# Supplied data
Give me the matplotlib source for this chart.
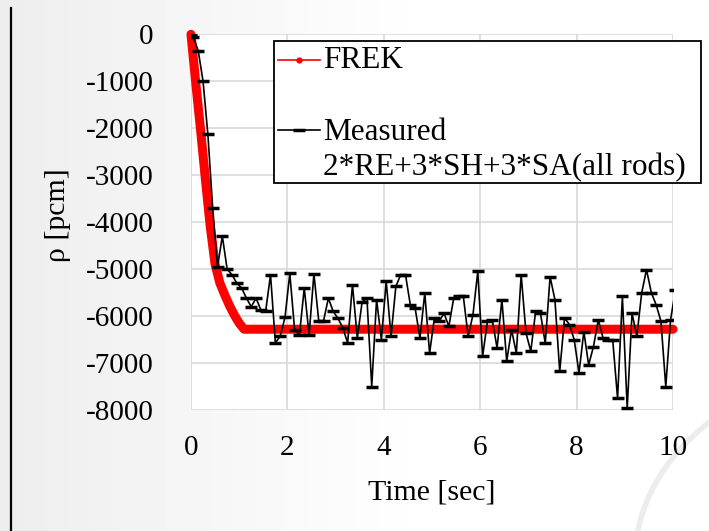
import numpy as np
import matplotlib
matplotlib.use("Agg")
import matplotlib.pyplot as plt
from matplotlib.lines import Line2D
from matplotlib.patches import Rectangle, Circle

plt.rcParams['font.family'] = ['Liberation Serif', 'DejaVu Serif']
plt.rcParams['axes.unicode_minus'] = False

# ---------------- data ----------------
frek_t = [0.0, 0.1, 0.2, 0.3, 0.4, 0.5, 0.6, 0.7, 0.8, 0.9, 1.0, 1.1, 10.0]
frek_rho = [0, -1050, -2050, -3100, -4100, -4900, -5300, -5550, -5780, -5980,
            -6150, -6280, -6280]

meas_t = [0.0] + [round(0.05 + 0.1 * i, 2) for i in range(101)]
meas_rho = [0,
            -65, -350, -1000, -2130, -3700, -4950, -4300, -5000, -5120, -5300,
            -5400, -5620, -5800, -5620, -5870, -5890, -5120, -6570, -6430, -6030,
            -5090, -6300, -6400, -5400, -6400, -5100, -6100, -6100, -5620, -5900,
            -6050, -6250, -6570, -5330, -6470, -5700, -5620, -7500, -5650, -6500,
            -5260, -6430, -5370, -5120, -5120, -5760, -5830, -6470, -5510, -6790,
            -6040, -6110, -5940, -6220, -5620, -5580, -5580, -6430, -5970, -5050,
            -6860, -6110, -6080, -6680, -5650, -6960, -6290, -6790, -5120, -6360,
            -6750, -5900, -5940, -6580, -5160, -5650, -7180, -6040, -6180, -6500,
            -7210, -6330, -7040, -6650, -6080, -6470, -6500, -6520, -7750, -5580,
            -7960, -5940, -6430, -5510, -5010, -5500, -5760, -6110, -7500, -6080,
            -5450]

x_ticks = [0, 2, 4, 6, 8, 10]
y_ticks = [0, -1000, -2000, -3000, -4000, -5000, -6000, -7000, -8000]
x_label = "Time [sec]"
y_label = "ρ [pcm]"
label_frek = "FREK"
label_meas_1 = "Measured"
label_meas_2 = "2*RE+3*SH+3*SA(all rods)"

# ---------------- figure ----------------
W, H = 709, 531
fig = plt.figure(figsize=(W / 100, H / 100), dpi=100)
fig.patch.set_facecolor('white')

def fx(px):
    return px / W

def fy(py):
    return 1 - py / H

# background: light grey gradient on the left, whiter to the right
bg = fig.add_axes([0, 0, 1, 1], zorder=-10)
xs = np.linspace(0, 1, W)
grad = np.clip(0.93 + 0.07 * xs / 0.6, 0, 1)
img = np.tile(grad, (H, 1))
bg.imshow(img, cmap='gray', vmin=0, vmax=1, aspect='auto',
          extent=[0, 1, 0, 1], interpolation='bilinear')
bg.add_patch(Circle((fx(900), fy(560)), 265 / W, transform=bg.transAxes,
                    facecolor='white', edgecolor='#ececec', lw=4))
bg.set_xlim(0, 1)
bg.set_ylim(0, 1)
bg.axis('off')

# left black vertical rule
fig.add_artist(Line2D([fx(10.5), fx(10.5)], [fy(8), fy(531)],
                      transform=fig.transFigure, color='black', lw=1.6))

ax = fig.add_axes([fx(191), fy(410), (673 - 191) / W, (410 - 34.3) / H])
ax.set_facecolor('white')

ax.plot(meas_t, meas_rho, color='black', lw=1.2, marker='_', ms=8,
        mew=2.5, zorder=3)
ax.plot(frek_t, frek_rho, color='#ff0000', lw=6.5, solid_joinstyle='round',
        solid_capstyle='round', zorder=2, clip_on=False)

ax.set_xlim(0, 10)
ax.set_ylim(-8000, 0)
ax.set_xticks(x_ticks)
ax.set_xticklabels([str(v) for v in x_ticks])
ax.set_yticks(y_ticks)
ax.set_yticklabels([str(v) for v in y_ticks])
ax.grid(True, color='#d9d9d9', lw=1.2)
ax.set_axisbelow(True)
for s in ax.spines.values():
    s.set_visible(False)
ax.tick_params(axis='both', length=0, labelsize=21, colors='black')
ax.tick_params(axis='y', pad=27)
ax.tick_params(axis='x', pad=18)

ax.set_xlabel(x_label, fontsize=21.5)
ax.xaxis.set_label_coords(0.5, -0.185)
ax.set_ylabel(y_label, fontsize=21.5)
ax.yaxis.set_label_coords(-0.25, 0.52)

# ---------------- legend (drawn by hand to match layout) ----------------
fig.add_artist(Rectangle((fx(273.5), fy(183)), (701 - 273.5) / W, (183 - 40.5) / H,
                         transform=fig.transFigure, facecolor='white',
                         edgecolor='black', lw=1.3, zorder=10))
fig.add_artist(Line2D([fx(278), fx(320)], [fy(59.5), fy(59.5)],
                      transform=fig.transFigure, color='#ff0000', lw=1.2,
                      zorder=11))
fig.add_artist(Line2D([fx(299)], [fy(59.5)], transform=fig.transFigure,
                      color='#ff0000', marker='o', ms=3.5, lw=0, zorder=11))
fig.add_artist(Line2D([fx(278), fx(320)], [fy(129.5), fy(129.5)],
                      transform=fig.transFigure, color='black', lw=1.2,
                      zorder=11))
fig.add_artist(Line2D([fx(299)], [fy(129.5)], transform=fig.transFigure,
                      color='black', marker='_', ms=8, mew=2.5, lw=0, zorder=11))
fig.text(fx(323), fy(68.5), label_frek, fontsize=22.5, ha='left', va='baseline',
         zorder=12)
fig.text(fx(323), fy(140), label_meas_1, fontsize=22.5, ha='left', va='baseline',
         zorder=12)
fig.text(fx(323), fy(175.5), label_meas_2, fontsize=22.5, ha='left', va='baseline',
         zorder=12)

fig.savefig("out.png", dpi=100)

# Aim of the exercise
Report how many lines of the data contain the word "matplotlib", using the number alone.

# Exercise answer
6